Yosemite court battle ponders access vs. protection
CNN News POSTED: 2:26 p.m. EST, January 28, 2007
Story Highlights
• Court to hear arguments on how much protection Yosemite National Park needs
• Judge's ruling in November stopped construction projects; appeal pending
• Debate: Should number of visitors be limited to protect park's resources?
• Opponents say if access limited, park will be playground for the rich
YOSEMITE NATIONAL PARK, California (AP) -- The plunging
waterfalls and soaring crags chiseled by the Merced River draw millions of
visitors each year, but the crowds are precisely what threatens the waterway and
the park.
Efforts to safeguard the Merced have spawned a court battle
over the future of development in Yosemite National Park's most popular stretch.
The case may come down to the challenge facing all of America's
parks: Should they remain open to everyone, or should access be limited in the
interest of protecting them?
In November, a federal judge barred crews from finishing $60
million in construction projects in Yosemite Valley.
The judge sided with a small group of environmentalists who
sued the federal government, saying further commercial development would bring
greater numbers of visitors, thus threatening the Merced's fragile ecosystem.
"The park's plans for commercialization could damage
Yosemite for future generations," said Bridget Kerr, a member of Friends of
Yosemite Valley, one of two local environmental groups that filed the suit.
The government is appealing, fearing the ruling could force the
National Park Service to limit the number of people allowed into Yosemite each
day, a precedent it doesn't want to see echoed in other parks.
"I don't think we've ever had a ruling with these kind of
implications," said Kerri Cahill, a Denver-based planner for the park
service. "It's going to have a direct influence on the public who care
about these places."
The case has Yosemite's most loyal advocates sharply divided
over how to balance preservation with access to public lands.
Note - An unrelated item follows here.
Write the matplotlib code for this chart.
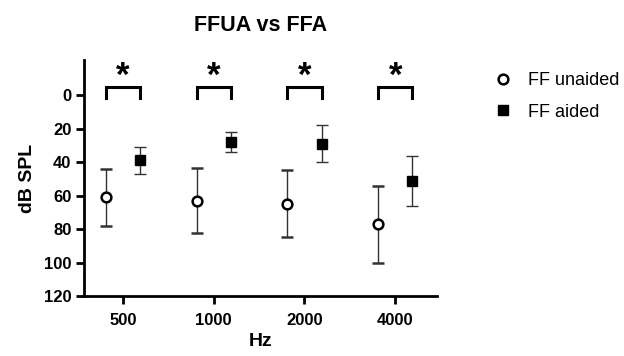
import matplotlib
matplotlib.use("Agg")
import matplotlib.pyplot as plt
import numpy as np

plt.rcParams['font.family'] = ['Liberation Sans', 'DejaVu Sans']

freqs = ["500", "1000", "2000", "4000"]
unaided_mean = [61, 63, 65, 77]
unaided_err = [17, 19.5, 20, 23]
aided_mean = [39, 28, 29, 51.5]
aided_err = [8, 6, 11, 15]
yticks = [0, 20, 40, 60, 80, 100, 120]

fig = plt.figure(figsize=(6.24, 3.56), dpi=100)
ax = fig.add_axes([0.1346, 0.1685, 0.5657, 0.663])

x = np.arange(len(freqs))
off = 0.19
ax.errorbar(x - off, unaided_mean, yerr=unaided_err, fmt='o', mfc='white', mec='black',
            mew=1.8, ms=7, ecolor='#333333', elinewidth=1.0, capsize=4, capthick=1.0,
            label='FF unaided', zorder=3)
ax.errorbar(x + off, aided_mean, yerr=aided_err, fmt='s', mfc='black', mec='black',
            ms=6.5, ecolor='#333333', elinewidth=1.0, capsize=4, capthick=1.0,
            label='FF aided', zorder=3)

for xi in x:
    ax.plot([xi - off, xi - off, xi + off, xi + off], [1.5, -5, -5, 1.5],
            color='black', lw=2.2, solid_joinstyle='miter', clip_on=False)
    ax.text(xi, -11, '*', ha='center', va='center', fontsize=25, fontweight='bold')

ax.set_ylim(120, -21)
ax.set_xlim(-0.43, 3.46)
ax.set_yticks(yticks)
ax.set_xticks(x)
ax.set_xticklabels(freqs)
for s in ['top', 'right']:
    ax.spines[s].set_visible(False)
for s in ['left', 'bottom']:
    ax.spines[s].set_linewidth(2)
ax.tick_params(width=2, length=6, labelsize=12, pad=3)
ax.tick_params(axis='x', pad=6)
for lab in ax.get_xticklabels() + ax.get_yticklabels():
    lab.set_fontweight('bold')
ax.set_xlabel('Hz', fontsize=14, fontweight='bold', labelpad=4)
ax.set_ylabel('dB SPL', fontsize=14, fontweight='bold', labelpad=6)
ax.set_title('FFUA vs FFA', fontsize=15.5, fontweight='bold', pad=21, x=0.5)

h1 = plt.Line2D([], [], marker='o', ls='none', mfc='white', mec='black', mew=1.8, ms=7)
h2 = plt.Line2D([], [], marker='s', ls='none', mfc='black', mec='black', ms=6.5)
fig.legend([h1, h2], ['FF unaided', 'FF aided'], loc='upper left',
           bbox_to_anchor=(0.763, 0.843), frameon=False, fontsize=13,
           handlelength=1.2, handletextpad=0.75, labelspacing=0.8)

fig.savefig('out.png', dpi=100)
Even
environmentalists can't agree on how to minimize the human footprint -- some
believe cars should be kept out entirely; others say visitors should have to
make reservations in advance.
First protection for Yosemite came from Abraham Lincoln
Yosemite was the first land in the country set aside for its
scenic beauty, declared a public trust in 1864 by Abraham Lincoln. Its 1,200
square miles of granite peaks and towering waterfalls became a national park in
1890, and with few exceptions its gates have been open to all ever since, though
backcountry permits are limited to minimize the human impact on wilderness
areas.
The Merced itself is protected under the federal Wild and
Scenic Rivers Act.
The current fight began when the Merced flooded in 1997, wiping
out campgrounds and parking lots and damaging rooms at the popular Yosemite
Lodge. The park service drew up a $442 million remodeling plan that included
moving campgrounds, rerouting a key access road, rebuilding employee housing and
upgrading hotel rooms on the valley floor.
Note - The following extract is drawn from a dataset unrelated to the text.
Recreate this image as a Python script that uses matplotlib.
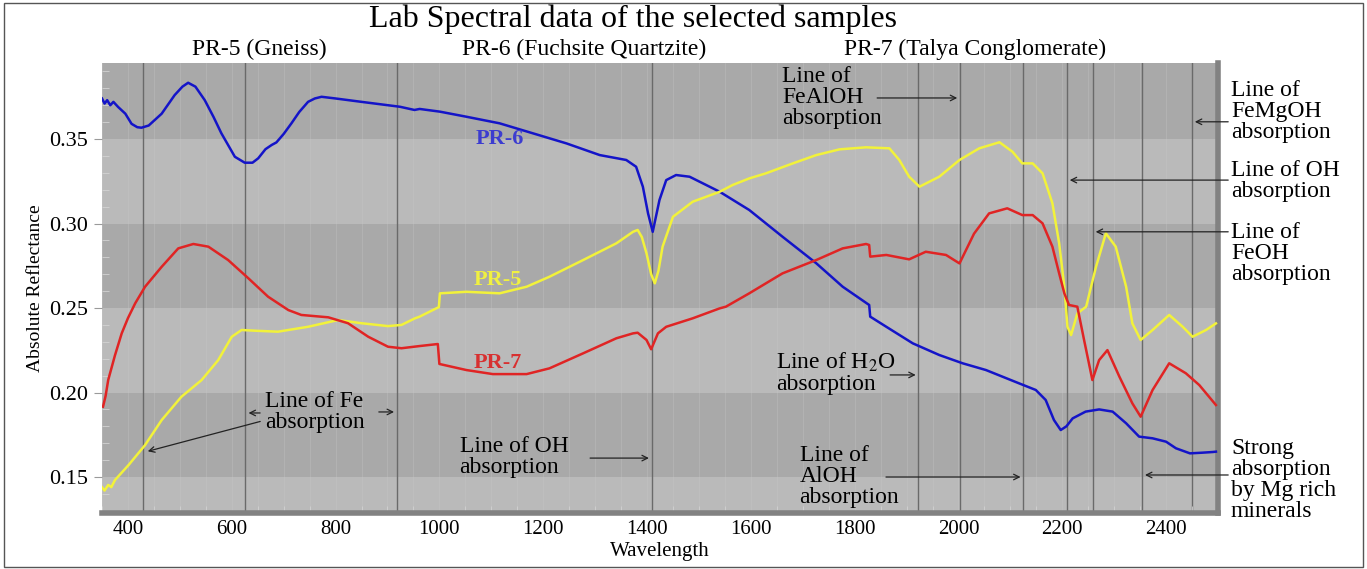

Kerr's group and Mariposans for the Environment and Responsible
Government sued, claiming aspects of the park's plans -- including blasting part
of the river canyon -- threatened the Merced.
The groups also fear the costs of park upgrades would be passed
on to visitors in the form of price hikes for hotel rooms and campsites, turning
Yosemite into a playground for the rich.
Current rates: $20 to camp, $1000 for luxury suite
Park officials say no such rate increases are planned.
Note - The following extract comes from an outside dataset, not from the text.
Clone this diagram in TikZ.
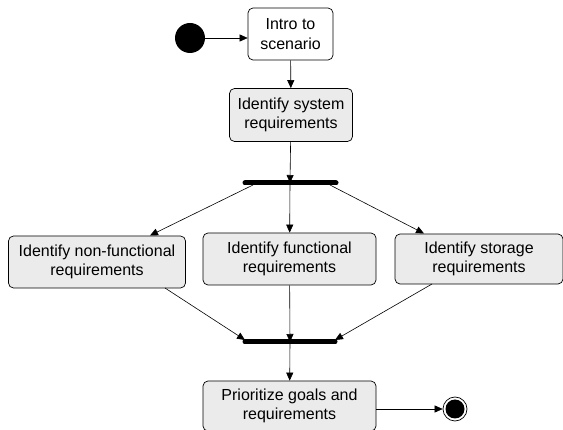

Accommodations now range from about $20 per night for a campsite to nearly
$1,000 for a suite in the deluxe Ahwahnee Hotel.
Park spokesman Scott Gediman called the plaintiffs a
"fringe group" pushing a radical agenda.
"They want us to set a quota for the number of visitors
coming into the park, which is something we just don't want to do," he
said.
Well-known conservation groups like the Sierra Club and Nature
Conservancy aren't directly involved in the fight, though the Sierra Club was
among more than 60 organizations that signed a legal brief supporting an earlier
version of the suit.
Gediman said the number of visitors is falling and crowding
isn't a problem except at the height of summer, when there's bumper-to-bumper
traffic near popular sites like El Capitan, the 3,000-foot granite monolith
rising from the valley floor.
In 1996, when the park had a record 4 million visitors, rangers
shut gates when all parking spaces were filled. But last year, the nation's
third-most popular park hit a 16-year low with 3.36 million visitors.
"This is the United States' version of the crown jewels,
so why wouldn't we protect it as best we can?" said Peter Newman, a natural
resources management professor at Colorado State University who filed a legal
brief supporting the park service. "I've just never heard of any other plan
that has been so contested."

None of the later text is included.